RAW DATA.
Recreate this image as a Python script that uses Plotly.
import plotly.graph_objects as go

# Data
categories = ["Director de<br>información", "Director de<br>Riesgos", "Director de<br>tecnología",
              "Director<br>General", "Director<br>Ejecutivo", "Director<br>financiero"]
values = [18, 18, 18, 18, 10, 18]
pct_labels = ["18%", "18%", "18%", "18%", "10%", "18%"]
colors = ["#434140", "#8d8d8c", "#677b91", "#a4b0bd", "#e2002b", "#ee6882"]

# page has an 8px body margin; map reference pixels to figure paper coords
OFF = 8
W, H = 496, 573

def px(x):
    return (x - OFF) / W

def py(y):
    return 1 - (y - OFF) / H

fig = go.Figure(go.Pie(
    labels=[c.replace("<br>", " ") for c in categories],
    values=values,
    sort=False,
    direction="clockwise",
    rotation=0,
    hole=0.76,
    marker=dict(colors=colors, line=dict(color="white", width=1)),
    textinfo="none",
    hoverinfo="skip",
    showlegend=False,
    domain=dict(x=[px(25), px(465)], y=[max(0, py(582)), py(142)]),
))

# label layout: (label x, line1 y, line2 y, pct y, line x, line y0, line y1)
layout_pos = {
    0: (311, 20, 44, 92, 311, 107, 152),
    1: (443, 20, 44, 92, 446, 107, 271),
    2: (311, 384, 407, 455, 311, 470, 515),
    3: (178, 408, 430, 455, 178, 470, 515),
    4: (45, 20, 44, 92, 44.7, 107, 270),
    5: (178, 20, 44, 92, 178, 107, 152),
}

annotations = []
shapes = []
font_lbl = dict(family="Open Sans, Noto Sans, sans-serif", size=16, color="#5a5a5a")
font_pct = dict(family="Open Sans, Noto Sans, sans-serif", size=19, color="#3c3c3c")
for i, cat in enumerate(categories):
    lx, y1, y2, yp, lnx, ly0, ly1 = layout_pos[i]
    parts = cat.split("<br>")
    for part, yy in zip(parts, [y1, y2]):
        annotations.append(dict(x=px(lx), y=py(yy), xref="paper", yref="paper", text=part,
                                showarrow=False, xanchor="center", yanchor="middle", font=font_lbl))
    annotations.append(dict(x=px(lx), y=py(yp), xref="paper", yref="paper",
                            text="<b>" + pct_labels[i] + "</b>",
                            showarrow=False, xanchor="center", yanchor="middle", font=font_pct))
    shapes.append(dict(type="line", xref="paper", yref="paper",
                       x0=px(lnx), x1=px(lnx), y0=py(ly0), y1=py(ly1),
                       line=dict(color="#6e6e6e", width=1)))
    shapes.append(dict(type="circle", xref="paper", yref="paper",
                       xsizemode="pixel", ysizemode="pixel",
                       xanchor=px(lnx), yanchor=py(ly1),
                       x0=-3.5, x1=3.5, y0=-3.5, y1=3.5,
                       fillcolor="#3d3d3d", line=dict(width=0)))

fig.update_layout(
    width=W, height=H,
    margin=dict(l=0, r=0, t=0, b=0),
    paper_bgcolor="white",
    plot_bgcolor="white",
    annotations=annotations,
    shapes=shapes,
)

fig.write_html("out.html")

EXERCISE OBJECTIVE.
Extract the complete listing verbatim.

EXERCISE SOLUTION.
Recreate this image as a Python script that uses Plotly.
import plotly.graph_objects as go

# Data
categories = ["Director de<br>información", "Director de<br>Riesgos", "Director de<br>tecnología",
              "Director<br>General", "Director<br>Ejecutivo", "Director<br>financiero"]
values = [18, 18, 18, 18, 10, 18]
pct_labels = ["18%", "18%", "18%", "18%", "10%", "18%"]
colors = ["#434140", "#8d8d8c", "#677b91", "#a4b0bd", "#e2002b", "#ee6882"]

# page has an 8px body margin; map reference pixels to figure paper coords
OFF = 8
W, H = 496, 573

def px(x):
    return (x - OFF) / W

def py(y):
    return 1 - (y - OFF) / H

fig = go.Figure(go.Pie(
    labels=[c.replace("<br>", " ") for c in categories],
    values=values,
    sort=False,
    direction="clockwise",
    rotation=0,
    hole=0.76,
    marker=dict(colors=colors, line=dict(color="white", width=1)),
    textinfo="none",
    hoverinfo="skip",
    showlegend=False,
    domain=dict(x=[px(25), px(465)], y=[max(0, py(582)), py(142)]),
))

# label layout: (label x, line1 y, line2 y, pct y, line x, line y0, line y1)
layout_pos = {
    0: (311, 20, 44, 92, 311, 107, 152),
    1: (443, 20, 44, 92, 446, 107, 271),
    2: (311, 384, 407, 455, 311, 470, 515),
    3: (178, 408, 430, 455, 178, 470, 515),
    4: (45, 20, 44, 92, 44.7, 107, 270),
    5: (178, 20, 44, 92, 178, 107, 152),
}

annotations = []
shapes = []
font_lbl = dict(family="Open Sans, Noto Sans, sans-serif", size=16, color="#5a5a5a")
font_pct = dict(family="Open Sans, Noto Sans, sans-serif", size=19, color="#3c3c3c")
for i, cat in enumerate(categories):
    lx, y1, y2, yp, lnx, ly0, ly1 = layout_pos[i]
    parts = cat.split("<br>")
    for part, yy in zip(parts, [y1, y2]):
        annotations.append(dict(x=px(lx), y=py(yy), xref="paper", yref="paper", text=part,
                                showarrow=False, xanchor="center", yanchor="middle", font=font_lbl))
    annotations.append(dict(x=px(lx), y=py(yp), xref="paper", yref="paper",
                            text="<b>" + pct_labels[i] + "</b>",
                            showarrow=False, xanchor="center", yanchor="middle", font=font_pct))
    shapes.append(dict(type="line", xref="paper", yref="paper",
                       x0=px(lnx), x1=px(lnx), y0=py(ly0), y1=py(ly1),
                       line=dict(color="#6e6e6e", width=1)))
    shapes.append(dict(type="circle", xref="paper", yref="paper",
                       xsizemode="pixel", ysizemode="pixel",
                       xanchor=px(lnx), yanchor=py(ly1),
                       x0=-3.5, x1=3.5, y0=-3.5, y1=3.5,
                       fillcolor="#3d3d3d", line=dict(width=0)))

fig.update_layout(
    width=W, height=H,
    margin=dict(l=0, r=0, t=0, b=0),
    paper_bgcolor="white",
    plot_bgcolor="white",
    annotations=annotations,
    shapes=shapes,
)

fig.write_html("out.html")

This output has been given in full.